Kurz: Dass ein Portal deutschsprachig ist, heißt nicht, dass die dort gezeigten Angebote legal sind.

Phygital Experience – Erlebnis oder Rekrutierungssystem?

Die sogenannte Phygital Experience klingt futuristisch: Apps, QR-Code-Interaktionen, digitale Abstimmungen, AR-Features. Doch aus Verbrauchersicht entsteht hier nicht bloß Komfort, sondern ein Daten-gestütztes System zur Spielerbindung.

Event-Apps und digitale Arena-Oberflächen erfassen Verhalten, Reaktionen und Interaktionen. Daraus entstehen personalisierte Trigger: Nachrichten, Boni, Erinnerungen – exakt zugeschnitten auf die psychologischen Muster des Einzelnen.

Das hat weniger mit „Erlebnis“ zu tun als mit Behavioural Design, das Menschen möglichst lange im System halten soll.

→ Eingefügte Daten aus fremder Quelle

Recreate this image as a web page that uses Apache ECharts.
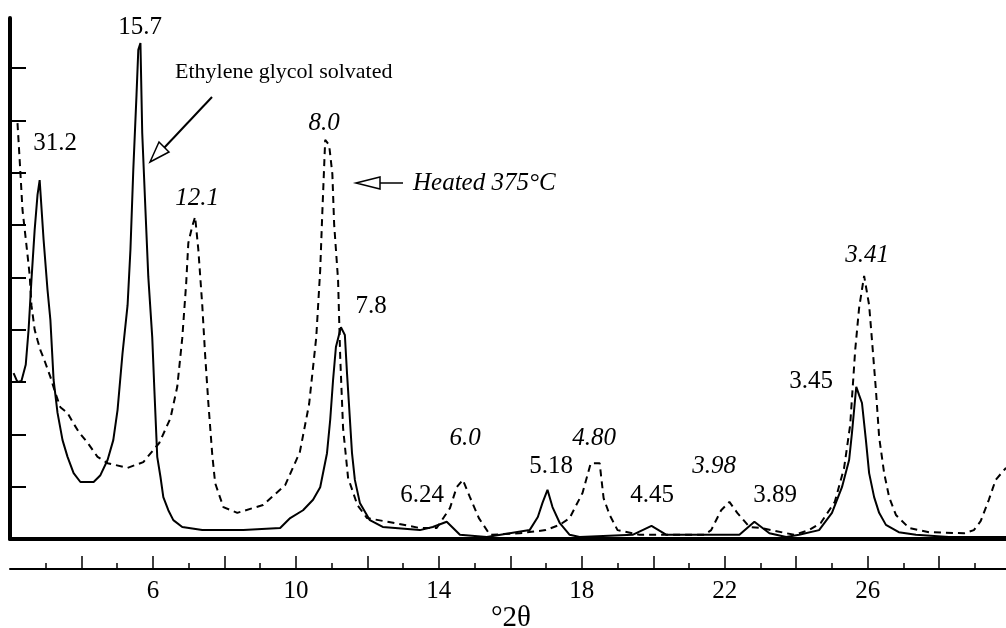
<!DOCTYPE html>
<html>
<head>
<meta charset="utf-8">
<title>XRD pattern</title>
<script src="https://cdn.jsdelivr.net/npm/echarts@6/dist/echarts.min.js"></script>
<style>
html, body { margin: 0; padding: 0; background: #fff; }
#chart { width: 1006px; height: 628px; }
</style>
</head>
<body>
<div id="chart"></div>
<script>
// ethylene glycol solvated (solid line)
var egX = [2.10, 2.21, 2.32, 2.44, 2.52, 2.60, 2.69, 2.77, 2.83, 2.94, 3.05, 3.13, 3.22, 3.33, 3.47, 3.61, 3.78, 3.97, 4.34, 4.53,
    4.73, 4.89, 5.01, 5.15, 5.29, 5.37, 5.45, 5.54, 5.59, 5.65, 5.70, 5.79, 5.87, 5.98, 6.04, 6.12, 6.21, 6.29, 6.43, 6.57,
    6.82, 7.38, 8.53, 9.56, 9.84, 10.20, 10.48, 10.68, 10.87, 10.96, 11.04, 11.12, 11.26, 11.37, 11.43, 11.49, 11.57, 11.65, 11.79, 12.07,
    12.43, 13.47, 13.83, 14.22, 14.59, 15.34, 16.54, 16.77, 16.90, 17.04, 17.18, 17.38, 17.66, 17.94, 19.42, 19.95, 20.37, 22.41, 22.83, 23.25,
    23.72, 24.08, 24.64, 25.00, 25.28, 25.48, 25.56, 25.68, 25.76, 25.84, 25.95, 26.04, 26.18, 26.32, 26.51, 26.87, 27.35, 28.27, 29.87]
var egY = [3.17, 3.00, 3.02, 3.33, 4.00, 4.95, 5.91, 6.58, 6.86, 5.72, 4.76, 4.19, 3.04, 2.41, 1.89, 1.57, 1.26, 1.09, 1.09, 1.22,
    1.51, 1.89, 2.47, 3.56, 4.47, 5.53, 7.06, 8.49, 9.35, 9.48, 7.76, 6.29, 5.01, 3.86, 2.85, 1.57, 1.19, 0.80, 0.55, 0.36,
    0.23, 0.17, 0.17, 0.21, 0.40, 0.55, 0.75, 0.99, 1.64, 2.28, 3.04, 3.67, 4.05, 3.90, 3.17, 2.52, 1.64, 1.13, 0.69, 0.36,
    0.23, 0.17, 0.23, 0.33, 0.08, 0.04, 0.17, 0.42, 0.69, 0.94, 0.61, 0.31, 0.08, 0.04, 0.08, 0.25, 0.08, 0.08, 0.33, 0.11,
    0.04, 0.08, 0.17, 0.50, 0.99, 1.51, 2.03, 2.91, 2.75, 2.60, 1.89, 1.26, 0.80, 0.50, 0.27, 0.13, 0.08, 0.04, 0.04]

// heated 375 C (dashed line)
var heatX = [2.21, 2.27, 2.35, 2.46, 2.55, 2.60, 2.69, 2.77, 2.85, 2.94, 3.13, 3.27, 3.41, 3.61, 3.75, 3.92, 4.17, 4.45, 4.73, 5.29,
    5.73, 6.18, 6.49, 6.68, 6.82, 6.93, 6.99, 7.10, 7.18, 7.27, 7.38, 7.46, 7.55, 7.66, 7.74, 7.97, 8.36, 9.08, 9.70, 10.11,
    10.37, 10.57, 10.68, 10.74, 10.82, 10.93, 11.02, 11.07, 11.18, 11.24, 11.32, 11.46, 11.72, 11.99, 12.72, 13.47, 13.94, 14.31, 14.50, 14.67,
    14.87, 15.12, 15.43, 16.26, 16.99, 17.38, 17.66, 18.02, 18.25, 18.50, 18.61, 18.78, 19.00, 19.61, 21.43, 21.62, 21.90, 22.13, 22.35, 22.69,
    23.02, 23.94, 24.36, 24.69, 25.08, 25.34, 25.51, 25.65, 25.76, 25.90, 26.04, 26.12, 26.23, 26.32, 26.46, 26.60, 26.79, 27.16, 27.72, 28.70,
    28.97, 29.16, 29.39, 29.58, 29.87]
var heatY = [7.95, 7.25, 6.29, 5.62, 5.05, 4.47, 4.00, 3.80, 3.61, 3.46, 3.10, 2.79, 2.52, 2.41, 2.24, 2.05, 1.84, 1.57, 1.45, 1.36,
    1.47, 1.84, 2.31, 2.91, 3.84, 4.89, 5.66, 5.98, 6.16, 5.53, 4.47, 3.52, 2.60, 1.61, 1.07, 0.61, 0.50, 0.65, 1.03, 1.66,
    2.58, 3.86, 5.14, 6.25, 7.63, 7.53, 6.98, 6.02, 4.95, 3.48, 2.12, 1.17, 0.65, 0.40, 0.31, 0.21, 0.21, 0.59, 0.99, 1.13,
    0.80, 0.40, 0.08, 0.11, 0.17, 0.27, 0.40, 0.88, 1.45, 1.45, 0.78, 0.46, 0.17, 0.08, 0.08, 0.17, 0.55, 0.71, 0.50, 0.23,
    0.21, 0.08, 0.17, 0.31, 0.71, 1.36, 2.18, 3.61, 4.42, 5.03, 4.47, 3.80, 2.85, 1.95, 1.26, 0.80, 0.46, 0.21, 0.13, 0.11,
    0.17, 0.34, 0.75, 1.13, 1.36]

// axis ticks and labels
var xLabelValues = [6, 10, 14, 18, 22, 26]
var xMajorTicks = [4, 6, 8, 10, 12, 14, 16, 18, 20, 22, 24, 26, 28]
var yTicks = [1, 2, 3, 4, 5, 6, 7, 8, 9]

// peak d-spacing labels
var egLabels = ['31.2', '15.7', '7.8', '6.24', '5.18', '4.45', '3.89', '3.45']
var heatLabels = ['12.1', '8.0', '6.0', '4.80', '3.98', '3.41']
var egName = 'Ethylene glycol solvated'
var heatName = 'Heated 375°C'
var xName = '°2θ'

// label placement (pixels)
var egLabelPos = [[55, 143], [140, 27], [371, 306], [422, 495], [551, 466], [652, 495], [775, 495], [811, 381]]
var heatLabelPos = [[197, 198], [324, 123], [465, 438], [594, 438], [714, 466], [867, 255]]

var serif = '"Liberation Serif", "Times New Roman", serif'
var xMin = 2, xMax = 29.87

function pairs(xs, ys) {
    return xs.map(function (x, i) { return [x, ys[i]] })
}

function label(text, pos, italic, size) {
    return {
        type: 'text', x: pos[0], y: pos[1], z: 100,
        style: {
            text: text, fill: '#000',
            font: (italic ? 'italic ' : '') + size + 'px ' + serif,
            align: 'center', verticalAlign: 'middle'
        }
    }
}

var graphics = []
egLabels.forEach(function (t, i) { graphics.push(label(t, egLabelPos[i], false, 25)) })
heatLabels.forEach(function (t, i) { graphics.push(label(t, heatLabelPos[i], true, 25)) })
graphics.push(label(xName, [511, 618], false, 29))

graphics.push({
    type: 'text', x: 175, y: 72, z: 100,
    style: { text: egName, fill: '#000', font: '22px ' + serif, align: 'left', verticalAlign: 'middle' }
})
graphics.push({
    type: 'text', x: 413, y: 183, z: 100,
    style: { text: heatName, fill: '#000', font: 'italic 25px ' + serif, align: 'left', verticalAlign: 'middle' }
})
// arrows
graphics.push({ type: 'line', z: 100, shape: { x1: 212, y1: 97, x2: 164, y2: 148 }, style: { stroke: '#000', lineWidth: 2 } })
graphics.push({ type: 'polygon', z: 100, shape: { points: [[150, 162], [169, 152], [159, 142]] }, style: { fill: '#fff', stroke: '#000', lineWidth: 1.5 } })
graphics.push({ type: 'line', z: 100, shape: { x1: 380, y1: 183, x2: 403, y2: 183 }, style: { stroke: '#000', lineWidth: 1.5 } })
graphics.push({ type: 'polygon', z: 100, shape: { points: [[356, 183], [380, 177], [380, 189]] }, style: { fill: '#fff', stroke: '#000', lineWidth: 1.5 } })

var chart = echarts.init(document.getElementById('chart'))

var option = {
    animation: false,
    backgroundColor: '#fff',
    grid: [
        { left: 10, right: 0, top: 18, bottom: 89, containLabel: false, outerBoundsMode: 'none' },
        // thin band holding the separate scale below the plot
        { left: 10, right: 0, top: 555, bottom: 59, containLabel: false, outerBoundsMode: 'none' }
    ],
    xAxis: [
        {
            type: 'value', gridIndex: 0, min: xMin, max: xMax, position: 'bottom',
            axisLine: { show: true, onZero: false, lineStyle: { color: '#000', width: 4 } },
            axisTick: { show: false }, axisLabel: { show: false }, splitLine: { show: false }
        },
        {
            type: 'value', gridIndex: 1, min: xMin, max: xMax, interval: 2, position: 'bottom',
            axisLine: { show: true, onZero: false, lineStyle: { color: '#000', width: 2 } },
            axisTick: { show: true, inside: true, length: 13, customValues: xMajorTicks, lineStyle: { color: '#000', width: 1.5 } },
            minorTick: { show: true, splitNumber: 2, length: 6, lineStyle: { color: '#000', width: 1.5 } },
            axisLabel: { show: true, customValues: xLabelValues, margin: 10, color: '#000', fontFamily: serif, fontSize: 25 },
            splitLine: { show: false }, minorSplitLine: { show: false }
        }
    ],
    yAxis: [
        {
            type: 'value', gridIndex: 0, min: 0, max: 9.96,
            axisLine: { show: true, onZero: false, lineStyle: { color: '#000', width: 4 } },
            axisTick: { show: true, inside: true, length: 16, customValues: yTicks, lineStyle: { color: '#000', width: 2 } },
            axisLabel: { show: false }, splitLine: { show: false }
        },
        { type: 'value', gridIndex: 1, min: 0, max: 1, show: false }
    ],
    series: [
        {
            name: egName, type: 'line', xAxisIndex: 0, yAxisIndex: 0, data: pairs(egX, egY),
            symbol: 'none', lineStyle: { color: '#000', width: 2 }
        },
        {
            name: heatName, type: 'line', xAxisIndex: 0, yAxisIndex: 0, data: pairs(heatX, heatY),
            symbol: 'none', lineStyle: { color: '#000', width: 2, type: [7, 5] }
        }
    ],
    graphic: graphics
}

chart.setOption(option)
</script>
</body>
</html>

Spendenaktionen als Feigenblatt

Viele Glücksspielanbieter schmücken sich zusätzlich mit Spendenaktionen, Nachhaltigkeitsinitiativen oder Kulturförderprogrammen. Diese Maßnahmen mögen im Einzelfall Gutes bewirken, ändern aber nichts am Grundkonflikt: Das Geschäftsmodell basiert darauf, dass ein Teil der Kundschaft erhebliche finanzielle Verluste erleidet.

Die Inszenierung als Kulturförderer soll Vertrauen erzeugen – und lenkt davon ab, dass dieselben Unternehmen gleichzeitig Nutzer in riskante Online-Spielangebote führen, von denen ein Teil im DACH-Raum nicht legal ist.

Schleichwerbung durch Atmosphäre statt Banner

Das Tückische ist, dass diese Werbung kaum noch als solche erkennbar ist. Sie funktioniert über Atmosphäre, Event-Emotion, Showelemente und Social Media – nicht über klare Kennzeichnung. Sobald im gleichen Kontext auch noch der Hinweis auf ein Online-Spiele-Portal auftaucht, ist die Grenze zur Schleichwerbung überschritten.

Das Event wird zur Kulisse für ein riskantes Produkt. Und der Nutzer merkt nicht einmal, wie er dorthin gelenkt wurde.